The middle of this screenshot displays the word tree tool on the Voyant platform which proved to be quite useful for the purpose of analyzing the Slave Narrative Database. With this tool, one can essentially enter any word that is contextually relevant to the corpus, and one word that I noticed that appeared numerous times throughout the entirety of the corpus was the word “slave”. One is able to observe the most frequent words that associate closely with “slave” by use of the word tree tool, what stood out to me in this word tree that words such as “valuable”, “plantation” and “favorite” are closely linked to the word “slave”. This especially makes sense considering the historical context in which slavery existed and a possible inference that can be made is that slaves were viewed by their owners to be valuable assets to the function of the plantation’s operation. However, what can also be deduced is that the slaves living on the plantations were viewed as an item rather than a human being.

The screenshot is again from the Voyant platform that shows the use of the Bubblelines Tool. What makes this tool useful for visualizing a data set is that by utilizing Bubblelines the individual has the ability to view the frequency of which a particular word appears throughout the corpus and in this instance the several different slave narratives. I thought it would be interesting to test the frequency of which the word “slave” would appear in the various narratives and by using Bubblelines. As one may notice the word “slave” is very heavily used in the Box Brown and the Equiano narratives when compared to the other narratives.

The first screenshot is what I was able to come up with when working with Tableau and the 1860 U.S. Slavery Database. My intentions for this visualization was to display the geographic regions in which concentrations of slaves were highest in the United States in the year 1860. This required a bit of cleaning on my part so that the visualization was clear and showed up in legible fashion. Tableau proved to be quite a useful tool for creating a geographic visualization.
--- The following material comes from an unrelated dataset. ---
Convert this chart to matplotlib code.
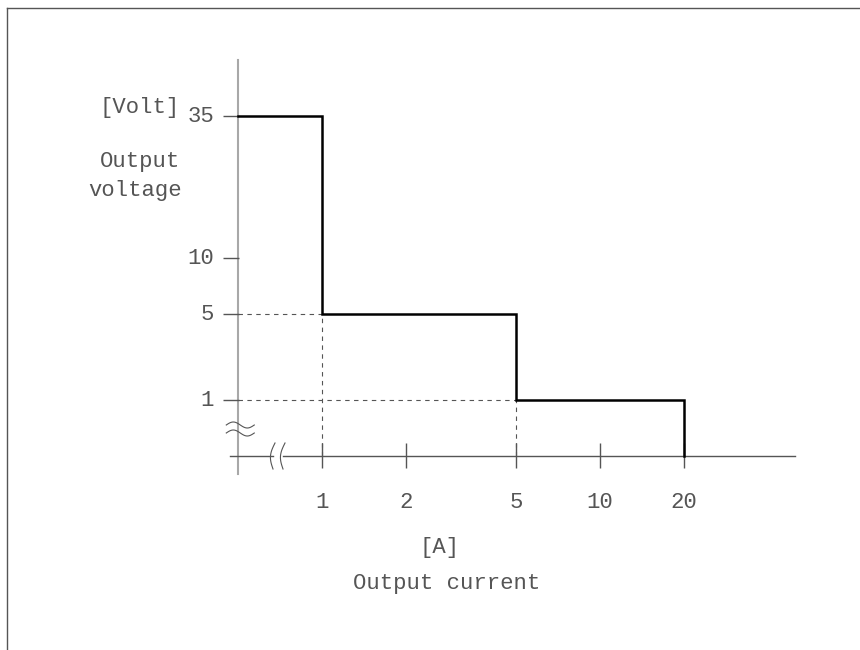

As for the second screenshot this visualization was again created by utilizing the Tableau platform, my intentions remained, for the most part, the same with a slight twist in that I wanted to display a graph that compared the total amount of slaves residing in a particular state. What caught my eye is that the majority of slaves resided in the traditionally thought of southern states along with some of the southern coastal states as well.

Both screenshots show the Tableau platform displaying two different graphs that I was able to construct using the Slave Names Database. The first graph I created was in response to my curiosity about the average age of slaves coming from various African countries. In order to accomplish this, I took the country of origin and then the average ages of the slaves and what one can see is an easily accessible, clear representation of the different African countries with the respective average ages of the slaves. The following screenshot is attempting to illustrate the average ages of the different sexes of slaves coming from Africa, almost immediately one notices that there is a disproportional amount of men when compared to the other sexes. Another noticeable aspect is that the “null” sex is the third-largest bar which to me was a little disturbing because this suggests that there was little effort on the part of rescuers to accurately record data.

By utilizing both the Voyant and Tableau platform I was able to create useful data visualizations from which a great deal of information can be drawn from. Also, another aspect worthy of mention is that both platforms allowed for the use of the “differential reading” practice which is discussed in depth by Tanya Clement in her piece Text Analysis, Data Mining, and Visualizations in Literary Scholarship. What the methodology of differential reading allows for in essence is the defamiliarization of, “… texts, making them unrecognizable in a way (putting them at a distance) that helps scholars identify features they might not otherwise have seen, make hypotheses, generate research questions…” (Clements). Tableau and Voyant allow for the user to take large sets of data that otherwise would take a lifetime to synthesize and puts them into a nicely constructed visual that is easy to draw information out of and share with the public domain.